## DIRECTION
Retype word for word the first line of the listing and each line after it up to the line with "var rightExps = [-3, -2, -1, 0, 1];", with the pictures taken out.

## PROVIDED DATA
..............................

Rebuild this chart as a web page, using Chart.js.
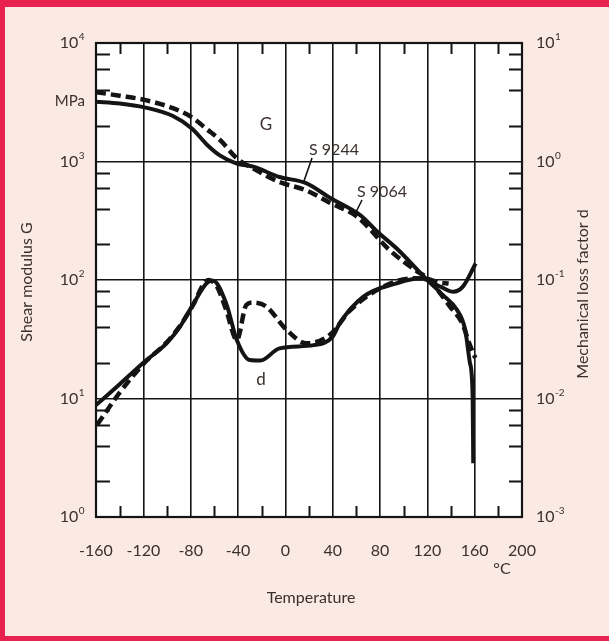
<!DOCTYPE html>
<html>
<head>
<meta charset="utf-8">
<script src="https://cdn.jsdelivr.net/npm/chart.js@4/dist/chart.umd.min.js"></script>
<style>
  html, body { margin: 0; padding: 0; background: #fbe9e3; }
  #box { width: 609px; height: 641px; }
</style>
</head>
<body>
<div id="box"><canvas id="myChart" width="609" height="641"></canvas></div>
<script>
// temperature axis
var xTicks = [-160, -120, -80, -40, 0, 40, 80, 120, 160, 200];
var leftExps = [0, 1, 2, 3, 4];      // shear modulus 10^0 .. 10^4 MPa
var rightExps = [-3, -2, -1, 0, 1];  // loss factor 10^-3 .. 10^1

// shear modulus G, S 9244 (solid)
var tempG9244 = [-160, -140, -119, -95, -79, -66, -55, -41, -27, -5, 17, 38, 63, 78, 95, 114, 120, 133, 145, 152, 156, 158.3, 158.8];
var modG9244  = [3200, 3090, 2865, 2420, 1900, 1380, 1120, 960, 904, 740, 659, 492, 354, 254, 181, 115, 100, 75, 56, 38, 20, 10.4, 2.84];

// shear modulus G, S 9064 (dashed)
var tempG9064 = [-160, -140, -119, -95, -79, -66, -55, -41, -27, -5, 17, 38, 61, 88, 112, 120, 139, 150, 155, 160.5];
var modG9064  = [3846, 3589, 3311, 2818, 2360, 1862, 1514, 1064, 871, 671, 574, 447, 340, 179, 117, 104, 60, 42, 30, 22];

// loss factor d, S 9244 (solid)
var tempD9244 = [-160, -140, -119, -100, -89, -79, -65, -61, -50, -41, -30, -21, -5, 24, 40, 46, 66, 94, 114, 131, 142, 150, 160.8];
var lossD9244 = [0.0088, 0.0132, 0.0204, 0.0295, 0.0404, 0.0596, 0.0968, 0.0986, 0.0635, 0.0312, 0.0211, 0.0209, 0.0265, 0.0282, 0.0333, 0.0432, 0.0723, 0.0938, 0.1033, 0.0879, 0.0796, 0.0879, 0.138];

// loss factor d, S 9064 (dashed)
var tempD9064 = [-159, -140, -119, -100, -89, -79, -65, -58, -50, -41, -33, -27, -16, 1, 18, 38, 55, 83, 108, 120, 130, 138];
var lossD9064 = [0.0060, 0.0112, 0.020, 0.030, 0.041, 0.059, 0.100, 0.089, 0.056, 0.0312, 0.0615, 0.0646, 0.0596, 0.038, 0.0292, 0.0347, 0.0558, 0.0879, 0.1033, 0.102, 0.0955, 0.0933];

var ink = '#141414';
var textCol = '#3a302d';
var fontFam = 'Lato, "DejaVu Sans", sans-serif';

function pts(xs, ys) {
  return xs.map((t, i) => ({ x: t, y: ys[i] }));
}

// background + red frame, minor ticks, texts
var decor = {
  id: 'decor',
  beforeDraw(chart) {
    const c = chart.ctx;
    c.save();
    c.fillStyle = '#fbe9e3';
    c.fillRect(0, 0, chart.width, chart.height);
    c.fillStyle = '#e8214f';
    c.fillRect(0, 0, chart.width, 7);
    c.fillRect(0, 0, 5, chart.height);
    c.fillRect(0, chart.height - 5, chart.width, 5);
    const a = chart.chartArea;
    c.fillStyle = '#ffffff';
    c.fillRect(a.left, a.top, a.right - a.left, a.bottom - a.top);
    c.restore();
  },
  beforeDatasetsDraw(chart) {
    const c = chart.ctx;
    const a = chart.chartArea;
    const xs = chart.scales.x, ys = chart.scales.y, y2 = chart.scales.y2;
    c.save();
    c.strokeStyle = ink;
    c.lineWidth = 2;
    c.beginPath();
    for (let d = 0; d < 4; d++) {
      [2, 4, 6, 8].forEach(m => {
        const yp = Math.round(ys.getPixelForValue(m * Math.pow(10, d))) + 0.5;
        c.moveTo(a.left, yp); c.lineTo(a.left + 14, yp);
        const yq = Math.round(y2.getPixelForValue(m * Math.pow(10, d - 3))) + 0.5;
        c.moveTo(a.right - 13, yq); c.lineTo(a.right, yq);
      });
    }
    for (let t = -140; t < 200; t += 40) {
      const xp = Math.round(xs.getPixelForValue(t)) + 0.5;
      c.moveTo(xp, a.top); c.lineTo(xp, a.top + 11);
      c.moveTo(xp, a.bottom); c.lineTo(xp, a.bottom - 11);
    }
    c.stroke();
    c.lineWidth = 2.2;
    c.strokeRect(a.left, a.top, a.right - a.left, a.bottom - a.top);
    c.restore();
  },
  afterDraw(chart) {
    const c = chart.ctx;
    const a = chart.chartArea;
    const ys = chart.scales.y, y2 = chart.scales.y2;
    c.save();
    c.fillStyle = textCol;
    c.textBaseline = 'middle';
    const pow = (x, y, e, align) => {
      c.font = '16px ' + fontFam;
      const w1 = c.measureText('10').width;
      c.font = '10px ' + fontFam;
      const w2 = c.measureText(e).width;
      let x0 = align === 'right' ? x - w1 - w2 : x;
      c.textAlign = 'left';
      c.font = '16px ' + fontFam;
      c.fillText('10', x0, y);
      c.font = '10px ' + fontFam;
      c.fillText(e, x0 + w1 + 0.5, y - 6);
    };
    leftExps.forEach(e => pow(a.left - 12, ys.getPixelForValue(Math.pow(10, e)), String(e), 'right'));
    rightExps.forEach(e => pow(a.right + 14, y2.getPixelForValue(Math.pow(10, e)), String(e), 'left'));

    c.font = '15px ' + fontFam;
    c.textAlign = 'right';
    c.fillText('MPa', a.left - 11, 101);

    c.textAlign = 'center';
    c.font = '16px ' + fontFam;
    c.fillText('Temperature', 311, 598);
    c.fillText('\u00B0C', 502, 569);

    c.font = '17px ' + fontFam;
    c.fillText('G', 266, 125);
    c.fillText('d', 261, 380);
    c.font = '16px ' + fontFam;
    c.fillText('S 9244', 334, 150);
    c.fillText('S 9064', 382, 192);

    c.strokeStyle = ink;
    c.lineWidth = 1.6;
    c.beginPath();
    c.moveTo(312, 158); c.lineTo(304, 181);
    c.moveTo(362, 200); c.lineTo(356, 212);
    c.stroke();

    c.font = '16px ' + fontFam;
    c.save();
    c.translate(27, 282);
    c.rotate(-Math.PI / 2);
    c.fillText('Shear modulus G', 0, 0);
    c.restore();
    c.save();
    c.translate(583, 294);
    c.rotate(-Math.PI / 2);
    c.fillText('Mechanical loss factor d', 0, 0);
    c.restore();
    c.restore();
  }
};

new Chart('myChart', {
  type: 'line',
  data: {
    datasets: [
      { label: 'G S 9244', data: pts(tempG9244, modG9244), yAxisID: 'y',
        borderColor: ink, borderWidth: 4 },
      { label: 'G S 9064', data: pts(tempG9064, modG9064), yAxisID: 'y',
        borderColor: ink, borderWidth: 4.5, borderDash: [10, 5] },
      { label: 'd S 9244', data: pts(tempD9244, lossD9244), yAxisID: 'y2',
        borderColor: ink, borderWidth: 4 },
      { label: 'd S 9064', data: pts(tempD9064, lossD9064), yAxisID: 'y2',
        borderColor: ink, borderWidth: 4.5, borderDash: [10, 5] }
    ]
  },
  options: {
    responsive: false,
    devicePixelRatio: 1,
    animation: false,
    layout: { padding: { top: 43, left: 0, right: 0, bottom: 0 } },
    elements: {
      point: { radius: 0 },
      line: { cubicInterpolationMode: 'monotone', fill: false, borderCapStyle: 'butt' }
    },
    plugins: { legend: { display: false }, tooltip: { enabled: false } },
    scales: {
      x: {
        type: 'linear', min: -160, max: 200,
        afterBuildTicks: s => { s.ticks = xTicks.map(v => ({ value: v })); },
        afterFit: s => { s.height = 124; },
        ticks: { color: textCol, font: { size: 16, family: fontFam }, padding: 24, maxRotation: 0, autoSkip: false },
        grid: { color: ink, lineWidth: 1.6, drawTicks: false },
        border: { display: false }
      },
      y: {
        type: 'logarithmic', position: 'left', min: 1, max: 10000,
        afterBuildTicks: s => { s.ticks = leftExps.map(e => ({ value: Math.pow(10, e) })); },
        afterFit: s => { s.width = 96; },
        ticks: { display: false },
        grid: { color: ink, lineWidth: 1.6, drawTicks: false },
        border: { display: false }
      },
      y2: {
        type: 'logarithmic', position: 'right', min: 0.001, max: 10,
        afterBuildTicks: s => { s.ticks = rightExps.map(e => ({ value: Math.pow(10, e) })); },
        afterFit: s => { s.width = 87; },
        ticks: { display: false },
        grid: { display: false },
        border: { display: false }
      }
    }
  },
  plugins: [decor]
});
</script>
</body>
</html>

..............................

## COMPLETE OUTPUT
Rebuild this chart as a web page, using Chart.js.
<!DOCTYPE html>
<html>
<head>
<meta charset="utf-8">
<script src="https://cdn.jsdelivr.net/npm/chart.js@4/dist/chart.umd.min.js"></script>
<style>
  html, body { margin: 0; padding: 0; background: #fbe9e3; }
  #box { width: 609px; height: 641px; }
</style>
</head>
<body>
<div id="box"><canvas id="myChart" width="609" height="641"></canvas></div>
<script>
// temperature axis
var xTicks = [-160, -120, -80, -40, 0, 40, 80, 120, 160, 200];
var leftExps = [0, 1, 2, 3, 4];      // shear modulus 10^0 .. 10^4 MPa
var rightExps = [-3, -2, -1, 0, 1];  // loss factor 10^-3 .. 10^1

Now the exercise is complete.